ENTRIES SHOWN ::
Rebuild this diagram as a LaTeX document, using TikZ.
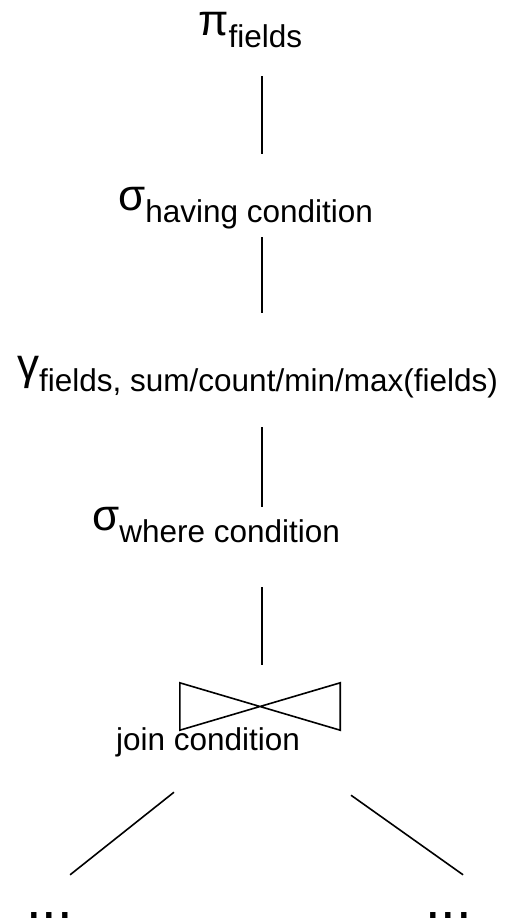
\documentclass[tikz,border=0pt]{standalone}
\usepackage{fontspec}
\setmainfont{Liberation Sans}
\tikzset{
	opnode/.style = {anchor=base west, inner sep=0pt,
		font=\fontsize{44}{44}\selectfont},% operator symbol with subscript
	txtnode/.style = {anchor=base west, inner sep=0pt,
		font=\fontsize{31.5}{31.5}\selectfont},% plain label
	dotsnode/.style = {anchor=base west, inner sep=0pt, text height=43pt,
		text depth=0pt, font=\fontsize{56}{56}\selectfont},% omitted subtree
	link/.style = {draw=black, line width=1.6pt}
}
\newcommand{\opsub}[2]{#1\raisebox{-12pt}{\fontsize{31.5}{31.5}\selectfont #2}}

\begin{document}
\begin{tikzpicture}[x=1pt,y=1pt]
	\useasboundingbox (0,0) rectangle (510,-922);
	\coordinate (spine) at (262,0);
	\node[opnode] (proj) at (198,-35) {\opsub{π}{fields}};
	\node[opnode] (having) at (118,-210) {\opsub{σ}{having condition}};
	\node[opnode] (group) at (17,-379) {\opsub{γ}{fields, sum/count/min/max(fields)}};
	\node[opnode] (where) at (92,-530) {\opsub{σ}{where condition}};
	\node[inner sep=0pt, minimum width=160pt, minimum height=47pt] (join) at (260,-706.5) {};
	\draw[link] (join.north west) -- (join.south east) -- (join.north east)
		-- (join.south west) -- cycle;
	\node[txtnode] (joincond) at (116,-750) {join condition};
	\node[dotsnode] (leftdots) at (26,-918) {...};
	\node[dotsnode] (rightdots) at (425,-918) {...};
	% operator chain
	\draw[link, shorten <=41pt, shorten >=56pt] (proj.base -| spine) -- (having.base -| spine);
	\draw[link, shorten <=27pt, shorten >=66pt] (having.base -| spine) -- (group.base -| spine);
	\draw[link, shorten <=48pt, shorten >=23pt] (group.base -| spine) -- (where.base -| spine);
	\draw[link, shorten <=57pt, shorten >=18pt] (where.base -| spine) -- (join.north -| spine);
	% join inputs
	\draw[link] ([shift={(-86,-62)}]join.south) -- ([xshift=-3pt]leftdots.north east);
	\draw[link] ([shift={(91,-65)}]join.south) -- ([xshift=-9pt]rightdots.north east);
\end{tikzpicture}
\end{document}
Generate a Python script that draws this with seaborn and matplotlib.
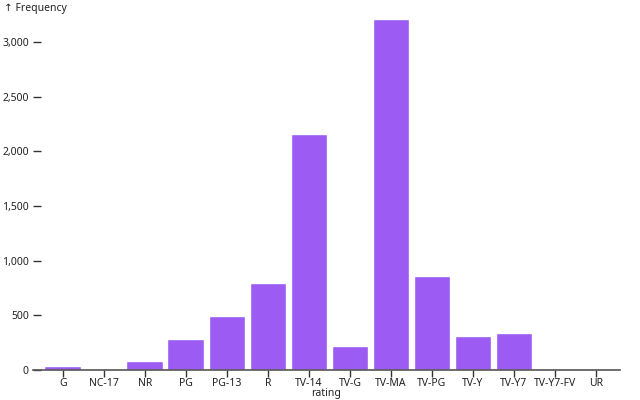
import matplotlib
matplotlib.use("Agg")
import matplotlib.pyplot as plt
import pandas as pd
import seaborn as sns

ratings = ["G", "NC-17", "NR", "PG", "PG-13", "R", "TV-14", "TV-G",
           "TV-MA", "TV-PG", "TV-Y", "TV-Y7", "TV-Y7-FV", "UR"]
counts = [41, 3, 80, 287, 490, 799, 2160, 220, 3207, 863, 307, 334, 6, 3]
y_ticks = [0, 500, 1000, 1500, 2000, 2500, 3000]

df = pd.DataFrame({"rating": ratings, "count": counts})

sns.set_theme(style="white")
plt.rcParams["font.family"] = ["Noto Sans", "DejaVu Sans"]

fig = plt.figure(figsize=(6.4, 4.0), dpi=100)
# axes spans x=33..620 px, y=19.4..370 px
ax = fig.add_axes([33 / 640, 30 / 400, (620 - 33) / 640, (370 - 19.4) / 400])

sns.barplot(data=df, x="rating", y="count", order=ratings, color="#9c5cf3",
            saturation=1, width=0.9, ax=ax)

ax.set_xlim(-0.73, 13.585)
ax.set_ylim(0, 3207)

for side in ["top", "right", "left"]:
    ax.spines[side].set_visible(False)
ax.spines["bottom"].set_color("#555555")
ax.spines["bottom"].set_linewidth(1.2)

ax.set_yticks(y_ticks)
ax.set_yticklabels([f"{v:,}" for v in y_ticks])
ax.tick_params(axis="y", direction="in", length=6, width=1, color="#333333",
               pad=3, labelsize=7.5, labelcolor="#222222", left=True)
ax.tick_params(axis="x", direction="out", length=5, width=1, color="#333333",
               pad=0.5, labelsize=7.5, labelcolor="#222222", bottom=True)

ax.set_xlabel("rating", fontsize=7.5, color="#222222", labelpad=-0.5)
ax.set_ylabel("")
fig.text(4 / 640, 1 - 8 / 400, "↑ Frequency", fontsize=7.5, color="#222222",
         ha="left", va="center")

fig.savefig("out.png", dpi=100)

WHAT THE TASK ASKS :: Copy the data character for character, but drop all pictures from the copy.

RESPONSE TO THE EXERCISE ::
Rebuild this diagram as a LaTeX document, using TikZ.
\documentclass[tikz,border=0pt]{standalone}
\usepackage{fontspec}
\setmainfont{Liberation Sans}
\tikzset{
	opnode/.style = {anchor=base west, inner sep=0pt,
		font=\fontsize{44}{44}\selectfont},% operator symbol with subscript
	txtnode/.style = {anchor=base west, inner sep=0pt,
		font=\fontsize{31.5}{31.5}\selectfont},% plain label
	dotsnode/.style = {anchor=base west, inner sep=0pt, text height=43pt,
		text depth=0pt, font=\fontsize{56}{56}\selectfont},% omitted subtree
	link/.style = {draw=black, line width=1.6pt}
}
\newcommand{\opsub}[2]{#1\raisebox{-12pt}{\fontsize{31.5}{31.5}\selectfont #2}}

\begin{document}
\begin{tikzpicture}[x=1pt,y=1pt]
	\useasboundingbox (0,0) rectangle (510,-922);
	\coordinate (spine) at (262,0);
	\node[opnode] (proj) at (198,-35) {\opsub{π}{fields}};
	\node[opnode] (having) at (118,-210) {\opsub{σ}{having condition}};
	\node[opnode] (group) at (17,-379) {\opsub{γ}{fields, sum/count/min/max(fields)}};
	\node[opnode] (where) at (92,-530) {\opsub{σ}{where condition}};
	\node[inner sep=0pt, minimum width=160pt, minimum height=47pt] (join) at (260,-706.5) {};
	\draw[link] (join.north west) -- (join.south east) -- (join.north east)
		-- (join.south west) -- cycle;
	\node[txtnode] (joincond) at (116,-750) {join condition};
	\node[dotsnode] (leftdots) at (26,-918) {...};
	\node[dotsnode] (rightdots) at (425,-918) {...};
	% operator chain
	\draw[link, shorten <=41pt, shorten >=56pt] (proj.base -| spine) -- (having.base -| spine);
	\draw[link, shorten <=27pt, shorten >=66pt] (having.base -| spine) -- (group.base -| spine);
	\draw[link, shorten <=48pt, shorten >=23pt] (group.base -| spine) -- (where.base -| spine);
	\draw[link, shorten <=57pt, shorten >=18pt] (where.base -| spine) -- (join.north -| spine);
	% join inputs
	\draw[link] ([shift={(-86,-62)}]join.south) -- ([xshift=-3pt]leftdots.north east);
	\draw[link] ([shift={(91,-65)}]join.south) -- ([xshift=-9pt]rightdots.north east);
\end{tikzpicture}
\end{document}
Generate a Python script that draws this with seaborn and matplotlib.
import matplotlib
matplotlib.use("Agg")
import matplotlib.pyplot as plt
import pandas as pd
import seaborn as sns

ratings = ["G", "NC-17", "NR", "PG", "PG-13", "R", "TV-14", "TV-G",
           "TV-MA", "TV-PG", "TV-Y", "TV-Y7", "TV-Y7-FV", "UR"]
counts = [41, 3, 80, 287, 490, 799, 2160, 220, 3207, 863, 307, 334, 6, 3]
y_ticks = [0, 500, 1000, 1500, 2000, 2500, 3000]

df = pd.DataFrame({"rating": ratings, "count": counts})

sns.set_theme(style="white")
plt.rcParams["font.family"] = ["Noto Sans", "DejaVu Sans"]

fig = plt.figure(figsize=(6.4, 4.0), dpi=100)
# axes spans x=33..620 px, y=19.4..370 px
ax = fig.add_axes([33 / 640, 30 / 400, (620 - 33) / 640, (370 - 19.4) / 400])

sns.barplot(data=df, x="rating", y="count", order=ratings, color="#9c5cf3",
            saturation=1, width=0.9, ax=ax)

ax.set_xlim(-0.73, 13.585)
ax.set_ylim(0, 3207)

for side in ["top", "right", "left"]:
    ax.spines[side].set_visible(False)
ax.spines["bottom"].set_color("#555555")
ax.spines["bottom"].set_linewidth(1.2)

ax.set_yticks(y_ticks)
ax.set_yticklabels([f"{v:,}" for v in y_ticks])
ax.tick_params(axis="y", direction="in", length=6, width=1, color="#333333",
               pad=3, labelsize=7.5, labelcolor="#222222", left=True)
ax.tick_params(axis="x", direction="out", length=5, width=1, color="#333333",
               pad=0.5, labelsize=7.5, labelcolor="#222222", bottom=True)

ax.set_xlabel("rating", fontsize=7.5, color="#222222", labelpad=-0.5)
ax.set_ylabel("")
fig.text(4 / 640, 1 - 8 / 400, "↑ Frequency", fontsize=7.5, color="#222222",
         ha="left", va="center")

fig.savefig("out.png", dpi=100)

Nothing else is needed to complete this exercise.